Operating under a temporary license branted by the New Casino Control Commission nine months ago, the casino has had a gross take of $100 million since it opened up shop, including $20 million last month.

It is owned by the Bally Manufacturing Co., the world's largest manufacturer of slot machines and a major supplier of slots to other Atlantic City casinos.

But just this week, the New Jersey attorney general's office, in a report to the casino control commission, urged that Bally be denied a permanent license. The company and its former president, William T. O'Donnell, have ties with organized crime, the report alleged.

O'Donnell, who stepped aside as president in December as a condition of Bally's receiving the temporary license, denied any impropriety or wrongdoing, as did spokesman for the company. It appears unlikely the casino control commission will rule on the recommendation before November.

But those matters are not in Willie Mays' department. He sticks to the schedule the casino prepares for him and hopes he isn't scheduled too tightly.

He tends to tire easily, and he's grateful when the schedule permits him to spend a day sleeping in his room, although usually those days are interrupted by calls to come down and meet somebody, sign autographs or shake somebody's hand.

This past Tuesday was one of the tougher days.
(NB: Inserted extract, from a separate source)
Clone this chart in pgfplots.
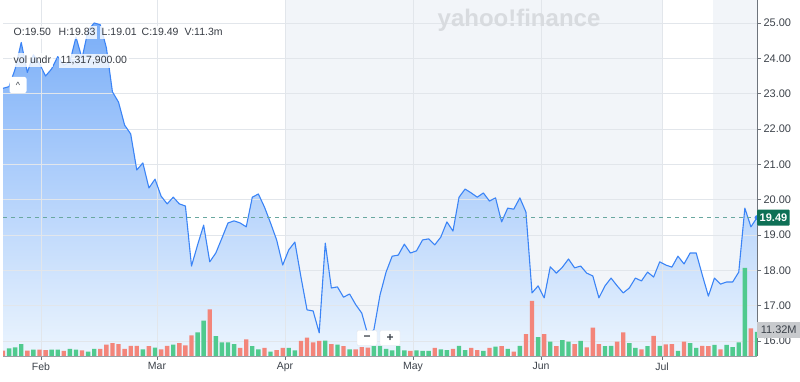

That day, he had to speak to the children of migrant workers in the morning, drive to New York in the afternoon to attend a banquet that night, than back to Atlantic City afterward to get up and play golf with the high-rollers in the morning.

Mays' driver, Mike, is waiting at the casino entrance at 9 a.m. in a light tan Cadillac for the hour's drive across the flat South Jersey farmland to meet the migrant workers' children at the school in Vineland.

Most were not born when Mays retired from baseball, but they all know the name of Willie Mays. For two weeks they have benn anticipating his visit, and word has gotten around in the community that Willie Mays will be there.

Anibal Sanchez, the school custodian, is waiting in front as the automobile drives up and Mays steps out.

"The greatest baseball player. I saw you at the Polo Grounds," said Sanchez, extending his hand.

Mays shakes it.

Inside the school, the children have been waiting in the auditorium. They burst into spontaneous and sustained applause when Mays enters. Mays says a few words about how happy he is to be there and how much he loves visiting schools and then says he'll take questions.

Someone asks what were his most difficult times in baseball.

"The last two years were the hardest," he said. "I was too old to hit the ball and I couldn't understand why I couldn't play any more. I didn't understand what was happening to me."

Back at the hotel, Mays invites a reporter to join him for a meal, but he won't hear of it when the reporter tries to pay.

"When you eat with Willie Mays, you don't pay. You can't pay. The hotel takes care of it. The hotel takes care of everything."